The Surrounding churchyard was also somewhat untamed and, unsurprisingly I found the church locked and seemingly no longer in use. My suspicions were confirmed when I managed to balance precariously on a nearby stone to look through a window. Through the glass I saw a bare looking nave, bereft of the all the usual paraphernalia that give the indication of a well used and loved church.

It was real a shame as there looked to be some nicely carved pews and an interesting tiled border around the walls. From other reports I have seen, the church is also noted as containing a 15th century wall painting of St Christopher and some nice examples of 19th century glass in the chancel, including a window by William Wailes. Wailes was the last in a long line of glass makers employed and subsequently dismissed by Augustus Pugin. Pugin commissioned Wailes to produce the glass for his beloved St Giles in Cheadle before he finally took on the permanent services of Hardman & Co of Birmingham. Walies was originally a grocer and tea merchant by trade but, after studying stained glass production and design in Germany under Mayer of Munich, he established his own firm in 1841.

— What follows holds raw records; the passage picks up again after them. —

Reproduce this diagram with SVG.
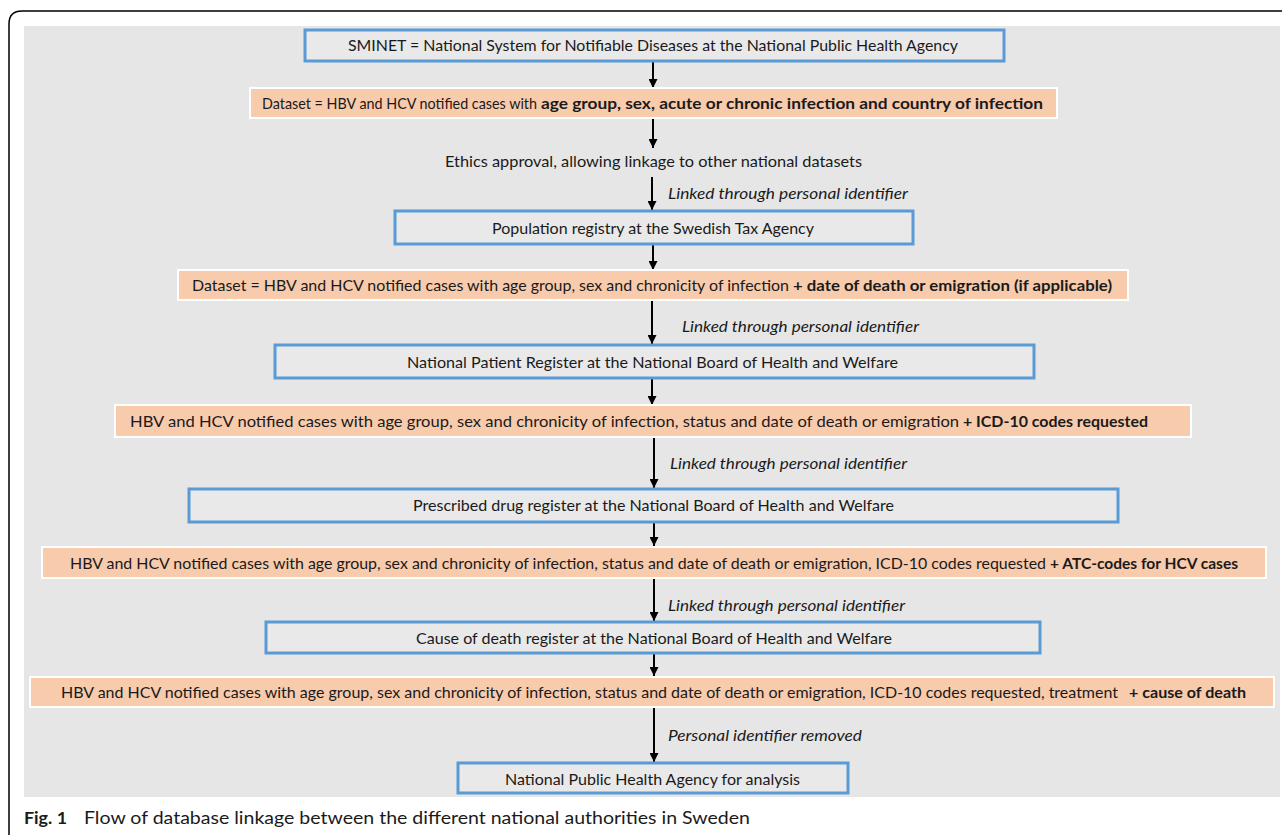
<svg xmlns="http://www.w3.org/2000/svg" width="1282" height="835" viewBox="0 0 1282 835">
<style>
.t{font-family:Lato,"Open Sans","Liberation Sans",sans-serif;font-size:15px;fill:#1a1a1a;dominant-baseline:central}
.b{font-weight:bold}
.i{font-style:italic}
.blue{fill:#e9e9e9;stroke:#5b9bd5;stroke-width:3}
.org{fill:#f8cbad;stroke:#ffffff;stroke-width:2}
.arr{stroke:#000;stroke-width:2;fill:none;marker-end:url(#ah)}
.cap{font-family:Lato,"Open Sans","Liberation Sans",sans-serif;font-size:17px;fill:#1a1a1a}
</style>
<defs>
<marker id="ah" viewBox="0 0 10 10" refX="10" refY="5" markerWidth="4.5" markerHeight="4.5" orient="auto" markerUnits="strokeWidth">
<path d="M0,0 L10,5 L0,10 z" fill="#000"/>
</marker>
</defs>
<rect width="1282" height="835" fill="#ffffff"/>
<path d="M9,835 L9,24 Q9,11 22,11 L1282,11" fill="none" stroke="#000" stroke-width="1.5"/>
<rect x="24" y="26" width="1256" height="771" fill="#e6e6e6"/>

<g id="connectors">
<line class="arr" x1="653" y1="62" x2="653" y2="88"/>
<line class="arr" x1="653" y1="119" x2="653" y2="148"/>
<line class="arr" x1="652" y1="177" x2="652" y2="210"/>
<line class="arr" x1="653" y1="245" x2="653" y2="270"/>
<line class="arr" x1="652" y1="301" x2="652" y2="344"/>
<line class="arr" x1="652" y1="379" x2="652" y2="405"/>
<line class="arr" x1="654" y1="438" x2="654" y2="488"/>
<line class="arr" x1="654" y1="523" x2="654" y2="546"/>
<line class="arr" x1="654" y1="579" x2="654" y2="621"/>
<line class="arr" x1="654" y1="654" x2="654" y2="676"/>
<line class="arr" x1="654" y1="708" x2="654" y2="762"/>
<text class="t i" x="668" y="193" textLength="240" lengthAdjust="spacingAndGlyphs">Linked through personal identifier</text>
<text class="t i" x="682" y="326" textLength="237" lengthAdjust="spacingAndGlyphs">Linked through personal identifier</text>
<text class="t i" x="670" y="463" textLength="237" lengthAdjust="spacingAndGlyphs">Linked through personal identifier</text>
<text class="t i" x="668" y="605" textLength="237" lengthAdjust="spacingAndGlyphs">Linked through personal identifier</text>
<text class="t i" x="668" y="735" textLength="194" lengthAdjust="spacingAndGlyphs">Personal identifier removed</text>
</g>

<g id="n1">
<rect class="blue" x="305" y="30" width="699" height="31"/>
<text class="t" x="348" y="45" textLength="610" lengthAdjust="spacingAndGlyphs">SMINET = National System for Notifiable Diseases at the National Public Health Agency</text>
</g>
<g id="n2">
<rect class="org" x="250" y="88" width="807" height="30"/>
<text class="t" x="262" y="103" textLength="275" lengthAdjust="spacingAndGlyphs">Dataset = HBV and HCV notified cases with</text>
<text class="t b" x="541" y="103" textLength="502" lengthAdjust="spacingAndGlyphs">age group, sex, acute or chronic infection and country of infection</text>
</g>
<g id="n3">
<text class="t" x="445" y="161" textLength="417" lengthAdjust="spacingAndGlyphs">Ethics approval, allowing linkage to other national datasets</text>
</g>
<g id="n4">
<rect class="blue" x="395" y="211" width="518" height="33"/>
<text class="t" x="492" y="228" textLength="322" lengthAdjust="spacingAndGlyphs">Population registry at the Swedish Tax Agency</text>
</g>
<g id="n5">
<rect class="org" x="178" y="270" width="950" height="30"/>
<text class="t" x="192" y="285" textLength="597" lengthAdjust="spacingAndGlyphs">Dataset = HBV and HCV notified cases with age group, sex and chronicity of infection</text>
<text class="t b" x="793" y="285" textLength="319" lengthAdjust="spacingAndGlyphs">+ date of death or emigration (if applicable)</text>
</g>
<g id="n6">
<rect class="blue" x="275" y="345" width="759" height="33"/>
<text class="t" x="407" y="362" textLength="491" lengthAdjust="spacingAndGlyphs">National Patient Register  at the National Board of Health and Welfare</text>
</g>
<g id="n7">
<rect class="org" x="115" y="405" width="1076" height="32"/>
<text class="t" x="130" y="421" textLength="829" lengthAdjust="spacingAndGlyphs">HBV and HCV notified cases with age group, sex and chronicity of infection, status and date of death or emigration</text>
<text class="t b" x="963" y="421" textLength="185" lengthAdjust="spacingAndGlyphs">+ ICD-10 codes requested</text>
</g>
<g id="n8">
<rect class="blue" x="189" y="489" width="929" height="33"/>
<text class="t" x="413" y="505" textLength="481" lengthAdjust="spacingAndGlyphs">Prescribed drug register at the National Board of Health and Welfare</text>
</g>
<g id="n9">
<rect class="org" x="42" y="547" width="1224" height="31"/>
<text class="t" x="70" y="563" textLength="976" lengthAdjust="spacingAndGlyphs">HBV and HCV notified cases with age group, sex and chronicity of infection, status and date of death or emigration, ICD-10 codes requested</text>
<text class="t b" x="1050" y="563" textLength="188" lengthAdjust="spacingAndGlyphs">+ ATC-codes for HCV cases</text>
</g>
<g id="n10">
<rect class="blue" x="266" y="622" width="774" height="31"/>
<text class="t" x="416" y="638" textLength="476" lengthAdjust="spacingAndGlyphs">Cause of death register at the National Board of Health and Welfare</text>
</g>
<g id="n11">
<rect class="org" x="30" y="677" width="1244" height="30"/>
<text class="t" x="61" y="692" textLength="1057" lengthAdjust="spacingAndGlyphs">HBV and HCV notified cases with age group, sex and chronicity of infection, status and date of death or emigration, ICD-10 codes requested, treatment</text>
<text class="t b" x="1129" y="692" textLength="117" lengthAdjust="spacingAndGlyphs">+ cause of death</text>
</g>
<g id="n12">
<rect class="blue" x="458" y="763" width="390" height="30"/>
<text class="t" x="505" y="779" textLength="295" lengthAdjust="spacingAndGlyphs">National Public Health Agency for analysis</text>
</g>

<g id="caption">
<text class="cap" x="24" y="824"><tspan font-weight="bold" textLength="43" lengthAdjust="spacingAndGlyphs">Fig. 1</tspan></text>
<text class="cap" x="84" y="824" textLength="666" lengthAdjust="spacingAndGlyphs">Flow of database linkage between the different national authorities in Sweden</text>
</g>
</svg>
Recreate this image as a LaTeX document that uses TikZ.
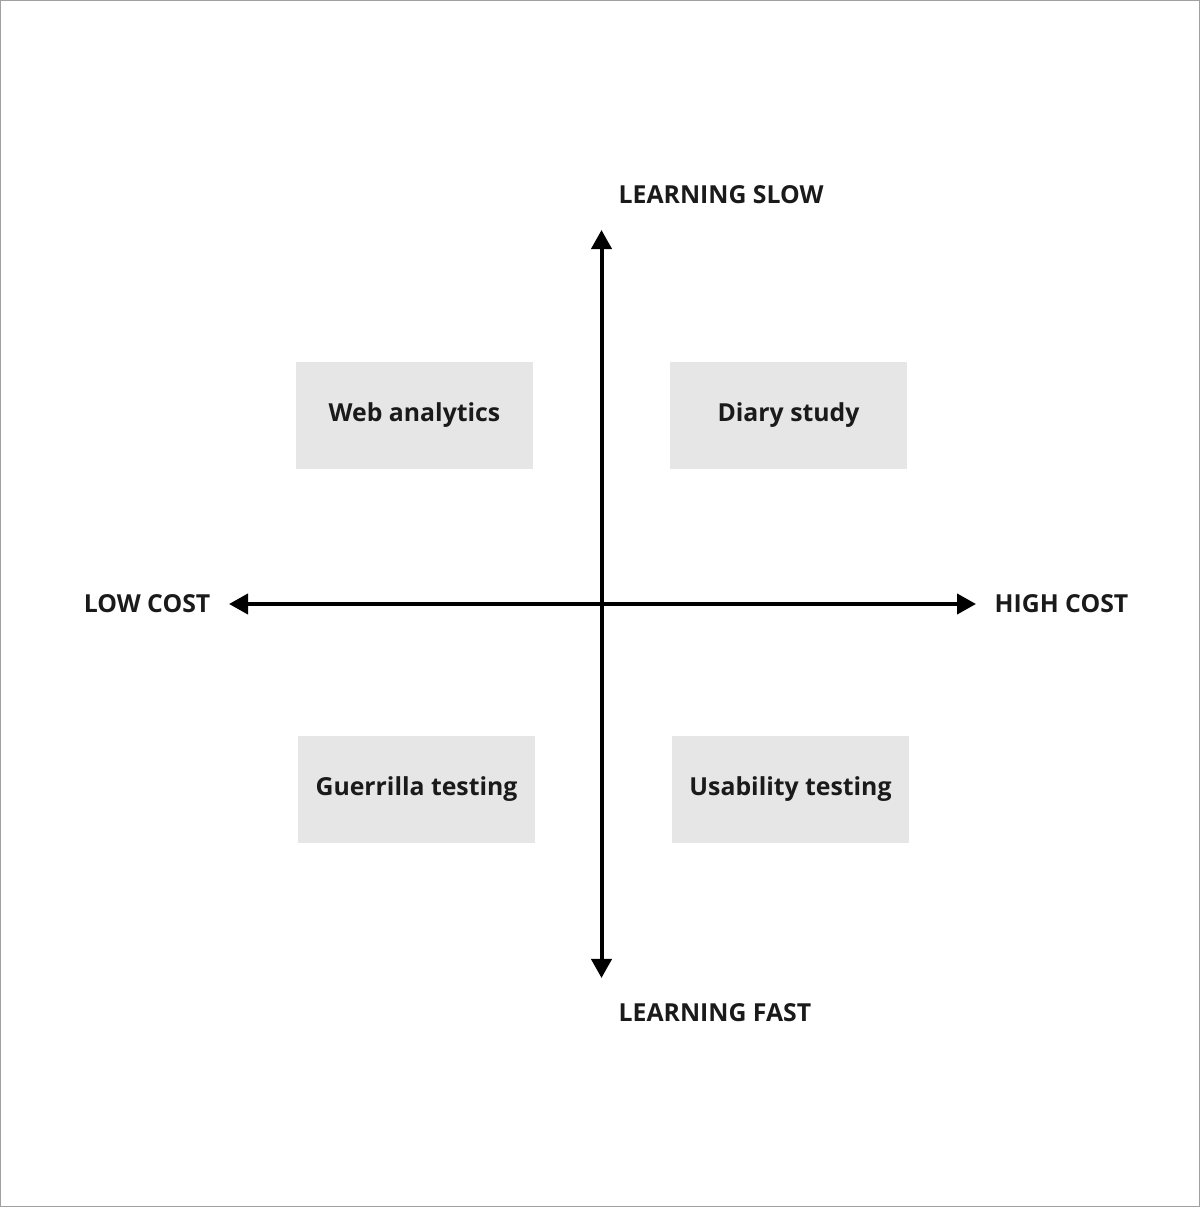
\documentclass[tikz,border=0pt]{standalone}
\usepackage{fontspec}
\setmainfont{Open Sans}
\usetikzlibrary{arrows.meta,positioning}
\definecolor{FrameGray}{RGB}{160,160,160}
\definecolor{BoxGray}{RGB}{230,230,230}
\definecolor{InkBlack}{RGB}{26,26,26}
\tikzset{
  quadrant/.style={fill=BoxGray,draw=none,minimum width=2.37cm,
    minimum height=1.07cm,align=center,font=\bfseries\fontsize{7.05}{9}\selectfont,
    text=InkBlack},
  axislabel/.style={inner sep=0pt,text depth=0pt,
    font=\bfseries\fontsize{7.05}{9}\selectfont,text=InkBlack},
  axis/.style={{Triangle[length=0.19cm,width=0.2cm]}-{Triangle[length=0.19cm,width=0.2cm]},
    line width=0.04cm,black}
}
\begin{document}
\begin{tikzpicture}[x=0.01cm,y=-0.01cm]

\useasboundingbox (0,0) rectangle (1200,1207);
\draw[FrameGray,line width=0.01cm] (0.5,0.5) rectangle (1199.5,1206.5);

% axis ends
\coordinate (top) at (601.5,230);
\coordinate (bottom) at (601.5,978);
\coordinate (left) at (229,604);
\coordinate (right) at (976,604);

\draw[axis] (bottom) -- (top);
\draw[axis] (left) -- (right);

\node[axislabel,anchor=west] (slow) at (618,195) {LEARNING SLOW};
\node[axislabel,anchor=west] (fast) at (618,1013) {LEARNING FAST};
\node[axislabel,anchor=east] (low) at (211,604) {LOW COST};
\node[axislabel,anchor=west] (high) at (994,604) {HIGH COST};

% quadrants
\node[quadrant] (web) at (414.5,415.5) {Web analytics};
\node[quadrant] (diary) at (788.5,415.5) {Diary study};
\node[quadrant] (guerrilla) at (416.5,789.5) {Guerrilla testing};
\node[quadrant] (usability) at (790.5,789.5) {Usability testing};

\end{tikzpicture}
\end{document}
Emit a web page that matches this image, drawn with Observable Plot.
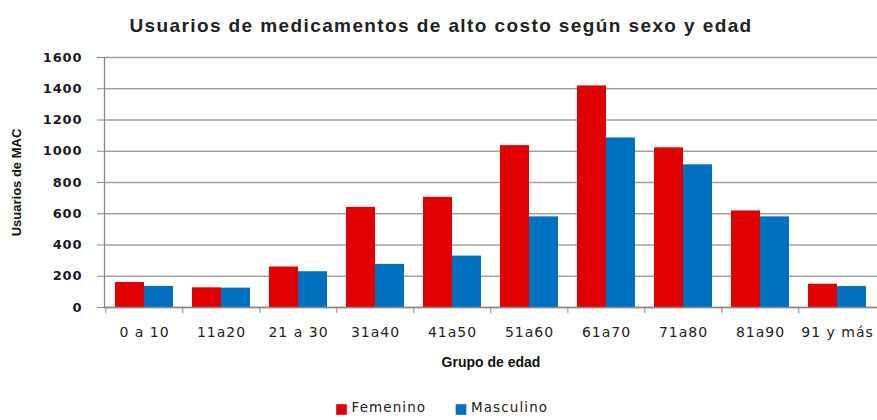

Unable to go in, I thoroughly explored the outside and discovered a curious pair of doors, now blocked, on the south wall. It turns out that this odd configuration was once part of a stair turret, of which only a few remnants now remain. The church tower predates the nave and the chancel and was constructed in the 15th century. On each corner, a shield bearing angel looks down upon the surrounding common.

One day I hope to come back to St Peter’s and find it has gained a new lease of life, with grounds that are well tendered, and the door is once again left open for visitors to enjoy the delights that lay within but in theses uncertain times it is hard to know if this will sadly ever come to fruition.